Periodic large infusions of state and federal funding have catalyzed spurts of forest management. But the “boom and bust” nature of this funding has downsides. Because these funds often must be spent on short timelines, they tend to prioritize efforts with quick turnarounds. This can make it hard to implement the long-term, large scale, collaborative efforts that are essential for promoting healthy forests.
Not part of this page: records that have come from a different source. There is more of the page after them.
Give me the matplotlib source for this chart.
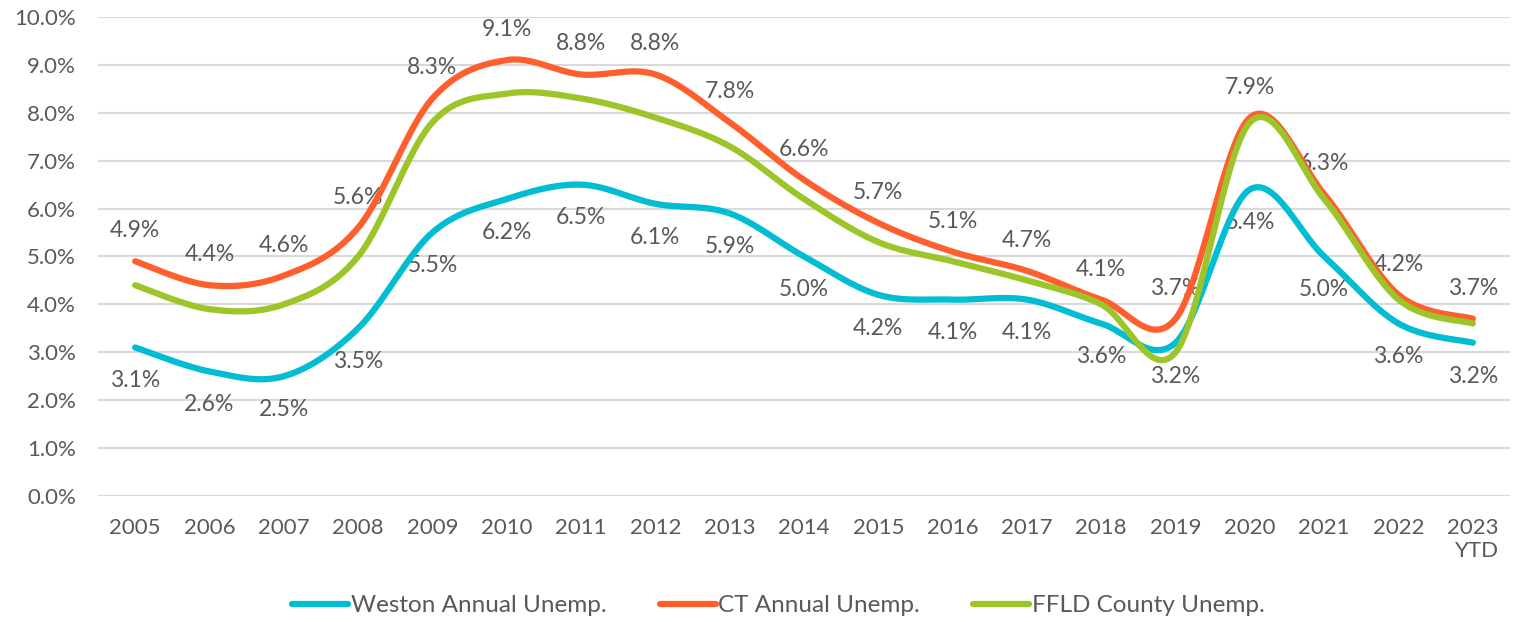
import numpy as np
import matplotlib.pyplot as plt

years = ['2005', '2006', '2007', '2008', '2009', '2010', '2011', '2012', '2013', '2014',
         '2015', '2016', '2017', '2018', '2019', '2020', '2021', '2022', '2023\nYTD']
weston = [3.1, 2.6, 2.5, 3.5, 5.5, 6.2, 6.5, 6.1, 5.9, 5.0, 4.2, 4.1, 4.1, 3.6, 3.2, 6.4, 5.0, 3.6, 3.2]
ct = [4.9, 4.4, 4.6, 5.6, 8.3, 9.1, 8.8, 8.8, 7.8, 6.6, 5.7, 5.1, 4.7, 4.1, 3.7, 7.9, 6.3, 4.2, 3.7]
ffld = [4.4, 3.9, 4.0, 5.0, 7.8, 8.4, 8.3, 7.9, 7.3, 6.2, 5.3, 4.9, 4.5, 4.0, 3.0, 7.8, 6.2, 4.1, 3.6]

names = ['Weston Annual Unemp.', 'CT Annual Unemp.', 'FFLD County Unemp.']
colors = ['#00BDD3', '#FF5F2D', '#9BC528']

plt.rcParams['font.family'] = ['Lato', 'DejaVu Sans']
txt = '#595959'


def smooth(y, n=30):
    # catmull-rom style bezier, like excel's smoothed line
    x = np.arange(len(y), dtype=float)
    y = np.asarray(y, dtype=float)
    xs, ys = [], []
    t = np.linspace(0, 1, n)
    for i in range(len(y) - 1):
        i0 = max(i - 1, 0)
        i3 = min(i + 2, len(y) - 1)
        p0, p3 = np.array([x[i], y[i]]), np.array([x[i + 1], y[i + 1]])
        p1 = p0 + (np.array([x[i + 1], y[i + 1]]) - np.array([x[i0], y[i0]])) / 6
        p2 = p3 - (np.array([x[i3], y[i3]]) - np.array([x[i], y[i]])) / 6
        pts = ((1 - t) ** 3)[:, None] * p0 + (3 * (1 - t) ** 2 * t)[:, None] * p1 \
            + (3 * (1 - t) * t ** 2)[:, None] * p2 + (t ** 3)[:, None] * p3
        xs.extend(pts[:, 0])
        ys.extend(pts[:, 1])
    return np.array(xs), np.array(ys)


fig = plt.figure(figsize=(15.17, 6.22), dpi=100)
ax = fig.add_axes([0.0646, 0.2026, 0.9308, 0.7701])

for vals, c, name in zip([weston, ct, ffld], colors, names):
    sx, sy = smooth(vals)
    ax.plot(sx, sy, color=c, lw=4.5, label=name, solid_capstyle='round', zorder=3)

for i, v in enumerate(ct):
    ax.annotate(f'{v:.1f}%', (i, v), xytext=(0, 22), textcoords='offset points',
                ha='center', va='center', fontsize=16.5, color=txt, zorder=2)
for i, v in enumerate(weston):
    ax.annotate(f'{v:.1f}%', (i, v), xytext=(0, -24), textcoords='offset points',
                ha='center', va='center', fontsize=16.5, color=txt, zorder=2)

ax.set_xlim(-0.5, len(years) - 0.5)
ax.set_ylim(0, 10)
ax.set_yticks(np.arange(0, 10.1, 1))
ax.set_yticklabels([f'{v:.1f}%' for v in np.arange(0, 10.1, 1)])
ax.set_xticks(range(len(years)))
ax.set_xticklabels(years, multialignment='right')
ax.tick_params(axis='y', length=0, pad=16, labelsize=16, labelcolor=txt)
ax.tick_params(axis='x', length=0, pad=16, labelsize=16, labelcolor=txt)
ax.grid(axis='y', color='#D9D9D9', lw=1.5)
ax.set_axisbelow(True)
for s in ax.spines.values():
    s.set_visible(False)

fig.legend(loc='center', bbox_to_anchor=(0.513, 0.026), ncol=3, frameon=False,
           fontsize=17.5, labelcolor=txt, handlelength=2.3, handletextpad=0.1,
           columnspacing=2.2)

fig.savefig('out.png', dpi=100)
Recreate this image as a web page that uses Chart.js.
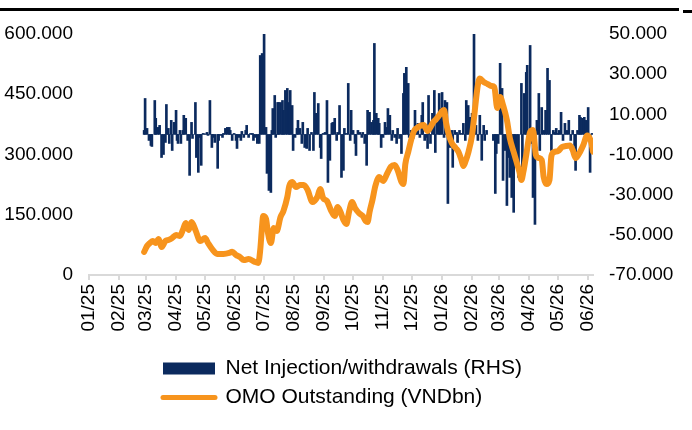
<!DOCTYPE html>
<html>
<head>
<meta charset="utf-8">
<script src="https://cdn.jsdelivr.net/npm/chart.js@4.4.1/dist/chart.umd.min.js"></script>
<style>
  body { margin: 0; background: #fff; }
  #wrap { position: relative; width: 692px; height: 430px; }
  .rule { position: absolute; background: #000; }
</style>
</head>
<body>
<div id="wrap">
  <canvas id="omo_chart"></canvas>
  <div class="rule" style="left:0;top:8px;width:679px;height:3px"></div>
  <div class="rule" style="left:683px;top:10px;width:9px;height:3px"></div>
</div>
<script>
// x positions are days counted from 01/01/2025
const month_days = [0, 31, 59, 90, 120, 151, 181, 212, 243, 273, 304, 334, 365, 396, 424, 455, 485, 516]
const month_labels = ['01/25', '02/25', '03/25', '04/25', '05/25', '06/25', '07/25', '08/25', '09/25',
    '10/25', '11/25', '12/25', '01/26', '02/26', '03/26', '04/26', '05/26', '06/26']

// Net injection/withdrawals, VNDbn (right axis)
const bar_days = [57, 58, 60, 62, 64, 65, 68, 69, 71, 73, 75, 77, 79, 80, 82, 83, 85, 86, 88, 90,
    91, 92, 94, 95, 97, 98, 100, 102, 104, 106, 107, 110, 111, 113, 115, 116, 118, 120, 122, 123,
    125, 127, 128, 130, 133, 134, 136, 138, 139, 141, 143, 145, 146, 148, 150, 152, 153, 155, 157, 158,
    160, 162, 163, 165, 167, 169, 170, 172, 174, 176, 177, 179, 181, 183, 184, 186, 188, 189, 190, 192,
    193, 195, 196, 198, 200, 201, 203, 205, 207, 208, 210, 211, 213, 215, 216, 218, 220, 221, 223, 225,
    226, 228, 230, 232, 233, 235, 237, 239, 240, 242, 244, 246, 247, 249, 251, 252, 254, 256, 257, 259,
    261, 263, 264, 266, 268, 270, 271, 273, 275, 276, 278, 280, 282, 283, 285, 287, 288, 290, 292, 294,
    295, 297, 299, 300, 302, 304, 306, 307, 309, 311, 313, 314, 316, 318, 319, 321, 323, 325, 326, 328,
    330, 331, 333, 335, 337, 338, 340, 342, 344, 345, 347, 348, 350, 351, 353, 355, 357, 358, 360, 362,
    363, 365, 367, 368, 370, 371, 373, 375, 376, 378, 380, 381, 383, 385, 387, 389, 390, 392, 394, 396,
    397, 398, 400, 402, 404, 406, 408, 409, 411, 418, 420, 421, 423, 425, 427, 428, 430, 432, 433, 435,
    437, 439, 440, 442, 444, 447, 448, 450, 452, 453, 456, 458, 459, 461, 463, 465, 466, 468, 470, 472,
    474, 476, 478, 480, 482, 483, 485, 486, 488, 490, 492, 494, 496, 498, 500, 502, 503, 505, 507, 508,
    510, 512, 514, 515, 516, 518, 520]
const bar_values = [2000, 17900, 3000, -3000, -5500, -6000, 16900, 8000, 3500, 4500, -11500, -10000, -4000, 14900, 3000, -4500, 7000, -8000, 6000, 12000,
    -3000, -4500, 2000, -4500, 2000, 9500, 8000, -3000, -20400, 6000, -2000, 15900, -11500, -18900, -1500, -15400, 500, 300, 1000, -500,
    16900, -6500, -1500, -4000, -16900, -3000, -500, -1500, 500, 3000, 3500, 3500, 2000, -3000, 500, -3000, -7000, -1500, -3000, 1500,
    -1500, 2000, 4500, -1500, 500, 500, -3000, -1500, -4500, -4500, 39300, 40300, 55000, 3500, -19400, -27900, -28900, 2000, 12900, 19400,
    -1500, 15900, 15900, 15900, 16900, 12000, 21900, 22900, 15900, 21900, 14400, -8000, -1500, 3000, 7000, 3000, -4500, 6000, -6500, -7000,
    3000, -8000, 1000, -8000, 20900, 10500, 15400, -6500, -12000, 500, 1000, 16900, -23900, -12900, 5500, 6000, 8000, -3000, 1000, 14400,
    -21400, -17900, 3000, 500, 25400, -3000, 12000, 2000, -4500, -10500, 2000, 1000, -1500, 1000, -4500, -15400, 12000, 11000, 6000, 7000,
    45300, 10500, 8000, 5500, -6500, -1500, 6000, 3500, 12900, 9500, -3000, 2000, -1500, -4500, 3000, -2000, -9500, 20400, 30400, 33400,
    25400, -1500, 2000, -2000, 12000, 3000, 5500, -1500, 9500, 15900, -3000, -1500, -7000, 19400, -4500, 10500, 21900, -9000, 6000, 20400,
    12900, 20900, -1500, 16900, 15900, -34400, -6500, 2000, -16400, 2000, 1000, -4000, 2000, 500, 5500, -3000, 16900, 14400, 8500, 10500,
    7000, 55000, 4500, -3000, 9500, -12900, 4500, -3000, 2000, -3000, -29400, -9500, -4500, 35400, 22900, -22900, -8000, -35400, -11500, -21400,
    -31400, -38800, -14400, -11500, -21400, 25400, -17900, 20400, 30900, 34400, 44300, -4500, -31400, -44800, 7000, 20400, -8000, 13400, 2000, 12000,
    32900, 26900, -8000, 2000, 1000, 3000, 500, 2000, 11000, -3000, 5500, 2000, 7000, -3000, 2000, -5500, -17900, 2000, 9500, 8500,
    8000, 8500, 7000, -1500, 13400, -18900, 500]

// OMO outstanding, VNDbn (left axis)
const omo_days = [57, 60, 63, 66, 69, 72, 75, 79, 82, 86, 90, 94, 97, 100, 103, 106, 110, 115, 120, 123,
    128, 133, 139, 145, 148, 152, 156, 160, 165, 171, 175, 177, 179, 180, 183, 185, 188, 191, 194, 198,
    201, 205, 207, 210, 214, 218, 222, 226, 231, 236, 239, 242, 246, 250, 254, 257, 260, 263, 266, 269,
    272, 275, 279, 283, 286, 288, 290, 293, 296, 300, 304, 308, 312, 316, 319, 323, 325, 327, 330, 333,
    336, 339, 342, 346, 350, 353, 356, 359, 363, 365, 367, 369, 372, 375, 379, 382, 385, 387, 389, 392,
    396, 398, 400, 402, 404, 408, 412, 416, 419, 422, 425, 428, 432, 435, 439, 442, 445, 447, 449, 452,
    456, 459, 462, 465, 468, 470, 473, 476, 478, 481, 485, 489, 493, 497, 500, 503, 507, 511, 515, 519, 521]
const omo_values = [57300, 72200, 79700, 84600, 79700, 89600, 69700, 84600, 87100, 92100, 99600, 97100, 112000, 129400, 112000, 131900, 112000, 84600, 92100, 79700,
    62200, 52300, 52300, 54800, 58000, 49800, 44800, 37300, 39800, 33100, 29900, 62200, 124500, 146900, 139400, 104600, 79700, 117000, 109500, 144400,
    159300, 194200, 221600, 231500, 219100, 224000, 224000, 211600, 181700, 194200, 214100, 191700, 184200, 161800, 146900, 169300, 156800, 136900, 127000, 159300,
    181700, 166800, 154300, 146900, 134400, 131900, 156800, 186700, 221600, 244000, 234000, 251400, 269600, 273800, 261400, 231500, 226500, 276300, 306200, 336100,
    358500, 365900, 370900, 373400, 358500, 368400, 380900, 388300, 400800, 408300, 410800, 380900, 348500, 328600, 316200, 306200, 286300, 271300, 281300, 303700,
    348500, 390800, 435600, 473000, 489200, 480500, 475500, 470500, 468000, 415700, 443100, 423200, 385900, 341000, 306200, 281300, 256400, 236500, 256400, 298700,
    356000, 361000, 298700, 291300, 286300, 244000, 226500, 236500, 296200, 306200, 308700, 318600, 321100, 322400, 311200, 291300, 303700, 323600, 347300, 331800, 306900]

const navy = '#0B2A5E'
const orange = '#F7941D'

Chart.defaults.font.family = "'Liberation Sans', Arial, sans-serif"
Chart.defaults.color = '#000'

let fmtNum = v => {
    if (v === 0) return '0'
    let s = Math.abs(v).toString().replace(/\B(?=(\d{3})+(?!\d))/g, '.')
    return (v < 0 ? '-' : '') + s
}

// legend rows start under the middle of the plot, both left aligned
const legendShift = {
    id: 'legendShift',
    beforeDraw(chart) {
        chart.legend.left = 155
    }
}

const ctx = document.getElementById('omo_chart').getContext('2d')
let chart = new Chart(ctx, {
    type: 'bar',
    data: {
        datasets: [{
            type: 'bar',
            label: 'Net Injection/withdrawals (RHS)',
            data: bar_days.map((d, i) => ({ x: d, y: bar_values[i] })),
            backgroundColor: navy,
            borderWidth: 0,
            barThickness: 2,
            yAxisID: 'y1',
            order: 2
        }, {
            type: 'line',
            label: 'OMO Outstanding (VNDbn)',
            data: omo_days.map((d, i) => ({ x: d, y: omo_values[i] })),
            borderColor: orange,
            backgroundColor: orange,
            borderWidth: 6,
            pointRadius: 0,
            cubicInterpolationMode: 'monotone',
            borderJoinStyle: 'round',
            borderCapStyle: 'round',
            yAxisID: 'y',
            order: 1
        }]
    },
    options: {
        responsive: true,
        maintainAspectRatio: false,
        animation: false,
        layout: { padding: { top: 34, bottom: 12, left: 0, right: 0 } },
        plugins: {
            tooltip: { enabled: false },
            legend: {
                position: 'bottom',
                align: 'start',
                fullSize: false,
                labels: {
                    usePointStyle: true,
                    pointStyleWidth: 52,
                    boxHeight: 12,
                    padding: 8,
                    color: '#000',
                    font: { size: 21 },
                    generateLabels: chart => {
                        let items = Chart.defaults.plugins.legend.labels.generateLabels(chart)
                        items.sort((a, b) => a.datasetIndex - b.datasetIndex)
                        items[0].pointStyle = 'rect'
                        items[0].fillStyle = navy
                        items[0].lineWidth = 0
                        items[1].pointStyle = 'line'
                        items[1].strokeStyle = orange
                        items[1].lineWidth = 5
                        items[1].lineCap = 'round'
                        return items
                    }
                }
            }
        },
        scales: {
            x: {
                type: 'linear',
                min: 0,
                max: 521,
                offset: false,
                grid: { display: true, offset: false, drawOnChartArea: false, drawTicks: true, tickLength: 5, color: '#d9d9d9', lineWidth: 2 },
                border: { display: true, color: '#d9d9d9', width: 2 },
                ticks: {
                    autoSkip: false,
                    minRotation: 90,
                    maxRotation: 90,
                    padding: 4,
                    font: { size: 19 },
                    callback: value => month_labels[month_days.indexOf(value)]
                },
                afterBuildTicks: scale => {
                    scale.ticks = month_days.map(v => ({ value: v }))
                },
                afterFit: scale => { scale.height = 75 }
            },
            y: {
                position: 'left',
                min: 0,
                max: 600000,
                grid: { display: false, drawTicks: false },
                border: { display: false },
                ticks: { stepSize: 150000, padding: 16, font: { size: 19 }, callback: v => fmtNum(v) },
                afterFit: scale => { scale.width = 89 }
            },
            y1: {
                position: 'right',
                min: -70000,
                max: 50000,
                grid: { display: false, drawTicks: false },
                border: { display: false },
                ticks: { stepSize: 20000, padding: 16, font: { size: 19 }, callback: v => fmtNum(v) },
                afterFit: scale => { scale.width = 99 }
            }
        }
    },
    plugins: [legendShift]
})
</script>
</body>
</html>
When firefighting crews finally douse the last embers of the current wildfire siege, policymakers at the local, state, and federal levels will begin charting a path forward. Funding for forest management is vital to prepare California for wildfires in a warming climate. Forest owners will need access to a more reliable portfolio of funds to offset the costs of management. New stimulus funds could play a valuable role in maintaining momentum on forest management as state cap-and-trade funds become less certain. To avoid the pitfalls of the “boom and bust” cycle, new funding should prioritize investments—such as additional staff, equipment, and infrastructure—that enable long-term stewardship on all lands.